Given records

++++

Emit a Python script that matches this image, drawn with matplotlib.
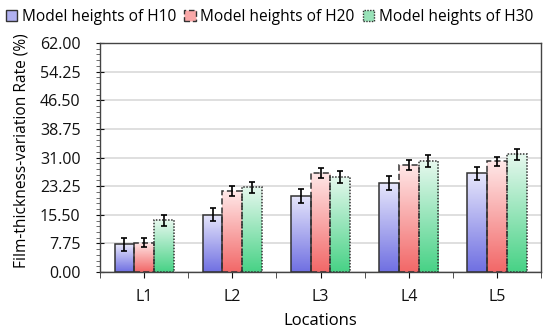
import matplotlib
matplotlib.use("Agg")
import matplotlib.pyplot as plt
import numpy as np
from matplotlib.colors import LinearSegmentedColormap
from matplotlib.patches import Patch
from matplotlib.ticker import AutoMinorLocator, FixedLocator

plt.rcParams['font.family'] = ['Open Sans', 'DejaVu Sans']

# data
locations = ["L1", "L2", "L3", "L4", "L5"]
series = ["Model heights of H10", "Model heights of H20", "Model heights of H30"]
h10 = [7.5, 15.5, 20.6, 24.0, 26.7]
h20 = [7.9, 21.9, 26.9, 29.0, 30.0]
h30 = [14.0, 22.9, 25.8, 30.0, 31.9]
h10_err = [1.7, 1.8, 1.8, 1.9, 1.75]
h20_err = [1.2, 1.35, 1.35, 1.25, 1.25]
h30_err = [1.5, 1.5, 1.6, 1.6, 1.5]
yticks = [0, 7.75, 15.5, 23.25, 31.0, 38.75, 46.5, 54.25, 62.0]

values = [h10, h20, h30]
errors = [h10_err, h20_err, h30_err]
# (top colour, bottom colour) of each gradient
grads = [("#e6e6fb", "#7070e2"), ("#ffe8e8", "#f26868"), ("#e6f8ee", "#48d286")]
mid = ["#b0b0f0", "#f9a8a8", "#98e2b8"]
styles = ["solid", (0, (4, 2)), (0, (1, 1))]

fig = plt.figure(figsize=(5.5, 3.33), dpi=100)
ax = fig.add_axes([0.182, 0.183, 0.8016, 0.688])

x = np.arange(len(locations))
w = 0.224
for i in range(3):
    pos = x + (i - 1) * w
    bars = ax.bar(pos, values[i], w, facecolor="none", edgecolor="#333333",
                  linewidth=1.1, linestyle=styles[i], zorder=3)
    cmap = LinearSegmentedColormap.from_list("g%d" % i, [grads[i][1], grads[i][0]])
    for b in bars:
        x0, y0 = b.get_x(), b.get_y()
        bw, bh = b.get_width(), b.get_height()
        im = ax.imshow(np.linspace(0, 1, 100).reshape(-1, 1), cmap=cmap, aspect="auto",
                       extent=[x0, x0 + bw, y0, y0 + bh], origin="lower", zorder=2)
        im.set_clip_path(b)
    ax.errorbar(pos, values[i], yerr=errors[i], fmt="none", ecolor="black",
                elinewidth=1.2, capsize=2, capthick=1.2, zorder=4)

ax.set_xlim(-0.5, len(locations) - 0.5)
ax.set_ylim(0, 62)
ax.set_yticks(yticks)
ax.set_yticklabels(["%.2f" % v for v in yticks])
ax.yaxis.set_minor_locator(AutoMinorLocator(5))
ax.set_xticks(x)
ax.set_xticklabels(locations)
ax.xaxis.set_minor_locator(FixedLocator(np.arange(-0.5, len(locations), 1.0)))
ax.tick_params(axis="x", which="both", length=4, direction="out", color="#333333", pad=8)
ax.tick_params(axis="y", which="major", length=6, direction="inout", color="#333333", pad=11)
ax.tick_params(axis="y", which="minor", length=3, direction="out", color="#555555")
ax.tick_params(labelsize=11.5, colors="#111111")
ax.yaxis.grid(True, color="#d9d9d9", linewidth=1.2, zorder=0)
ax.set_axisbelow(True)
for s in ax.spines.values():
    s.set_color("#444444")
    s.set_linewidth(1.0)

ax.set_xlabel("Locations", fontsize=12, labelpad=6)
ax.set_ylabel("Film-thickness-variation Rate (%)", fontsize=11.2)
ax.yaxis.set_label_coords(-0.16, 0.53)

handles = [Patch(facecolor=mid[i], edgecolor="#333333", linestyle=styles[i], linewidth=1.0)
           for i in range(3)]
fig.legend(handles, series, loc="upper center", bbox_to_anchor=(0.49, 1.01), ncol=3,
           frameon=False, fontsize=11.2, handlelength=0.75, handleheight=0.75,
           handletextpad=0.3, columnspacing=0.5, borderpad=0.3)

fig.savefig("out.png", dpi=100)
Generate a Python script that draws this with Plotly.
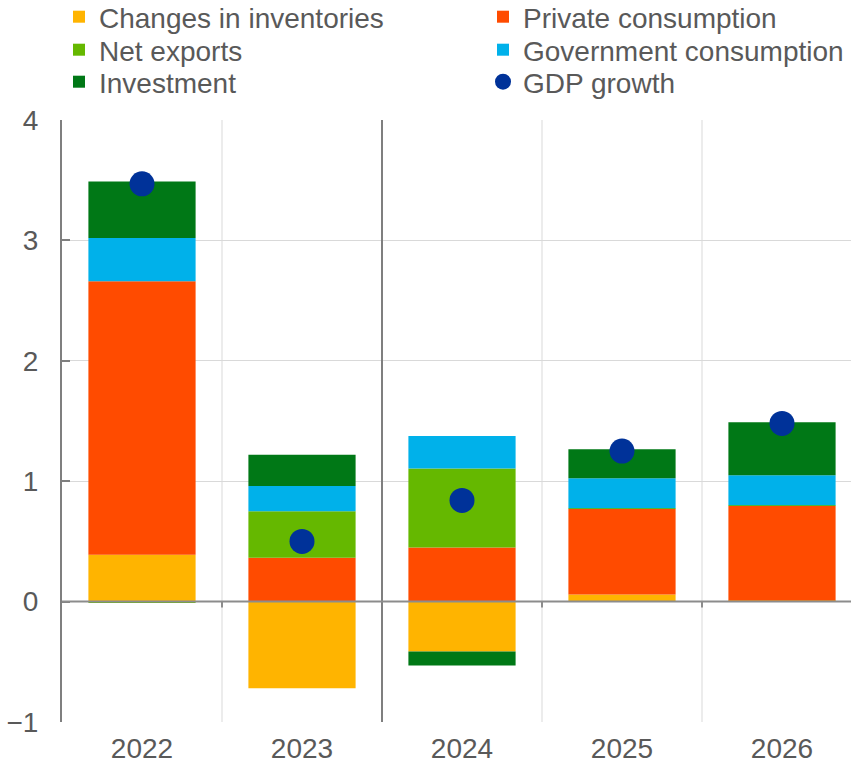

++++

Your task
Your task is to repeat the opening line of the entries above and each line after it, ending with the line that has "plt.rcParams['font.family'] = ['Open". Do not include the pictures.

Full solution
Emit a Python script that matches this image, drawn with matplotlib.
import matplotlib
matplotlib.use("Agg")
import matplotlib.pyplot as plt
import numpy as np
from matplotlib.colors import LinearSegmentedColormap
from matplotlib.patches import Patch
from matplotlib.ticker import AutoMinorLocator, FixedLocator

plt.rcParams['font.family'] = ['Open Sans', 'DejaVu Sans']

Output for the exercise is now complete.